Splitting up your instance is a plausible approach, particularly if you pick good criteria along which to split the instance. Some ideas:

  1. People who need to share projects need to have CryoSPARC logins on the same instance.
  2. Instance could be split based on project lifecycle:
  3. Older, inactive projects could be hosted on a dedicated “legacy” instance that does not have any attached workers. Such projects could be in archived state. Such a “legacy” instance’s database would have be backed up after all relevant inactive projects have been added, but due to the immutability of the projects additional database backups would not be needed. A large database on such a “legacy” instance would therefore reduce the administrative burden, compared to a large database on an “active” instance (below).
  4. An “active” instance’s database would be backed up frequently. The “active” instance would be kept small and agile by:
    * detachment of inactive projects, their removal from the database and, possibly, transfer of the detached project directory to a “legacy” instance.
    • database compaction after some data have been removed from the database
    • application of the data cleanup tool to active projects. Careful:
      1. Do not blindly accept the tool’s default settings
      2. Understand the difference between final and completed jobs
  5. One could combine criteria for splitting a large instance.
  6. Create and manage multiple CryoSPARC instances efficiently. For a discussions on what works and what doesn’t, see, for example
2 Likes

Dear Wolfram,

many thanks for your reply and very helpful suggestions on how to setup multiple instances!

Data management and cleanup have really improved since version 4 - I will look at these guides more deeply.

However, I still have two questions:

Since I don’t have an overview of all jobs that may run on the master node, I wanted to be prepared if any such job would need a local scratch disk. Does your reply mean, that a local SSD for scratch is not needed on the master node?
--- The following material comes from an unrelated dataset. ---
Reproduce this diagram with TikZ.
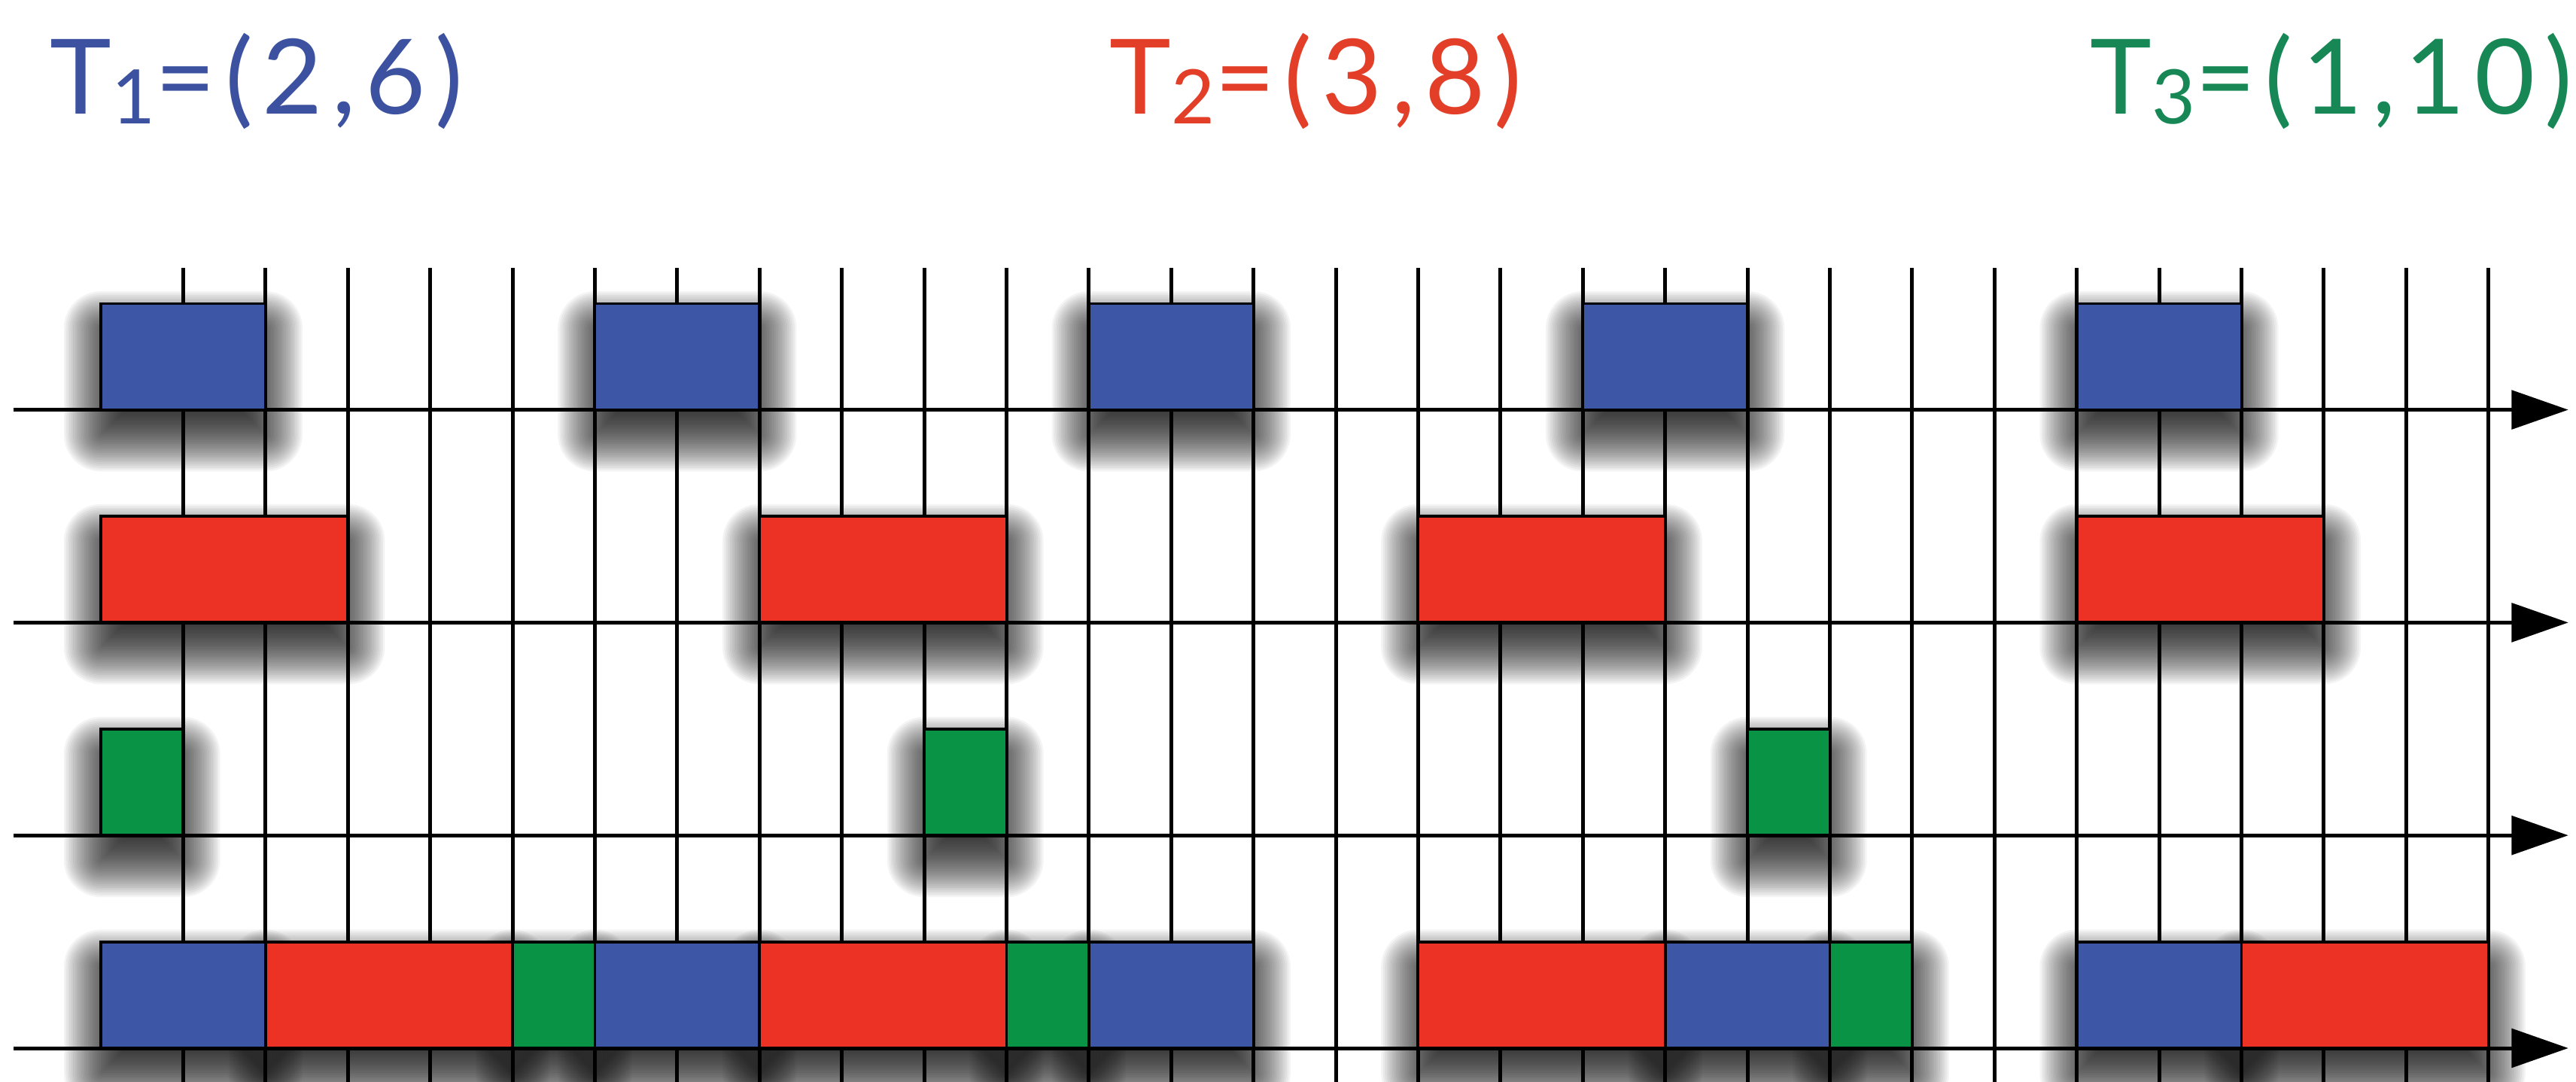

Well, I know, that backups of the huge database are huge, too. However, my important question was, whether such a huge database has potential problems with performance and stability?

Best regards,

Dirk

It does. Job types that are restricted to running on the master host do not currently use particle caching.
I cannot rule out the possibility of potential

That said, our team expects that a 1.4 TB database can run with reasonable performance and stability, if one could strictly separate stability from resilience against “unfortunate” events. The size of the backup per se is not the only concern. A potentially bigger concern is that either the duration of the backup operation or the size of each backup may prevent frequent backups, which in turn may increase the disruption should an “unfortunate” event occur a long time after the latest backup.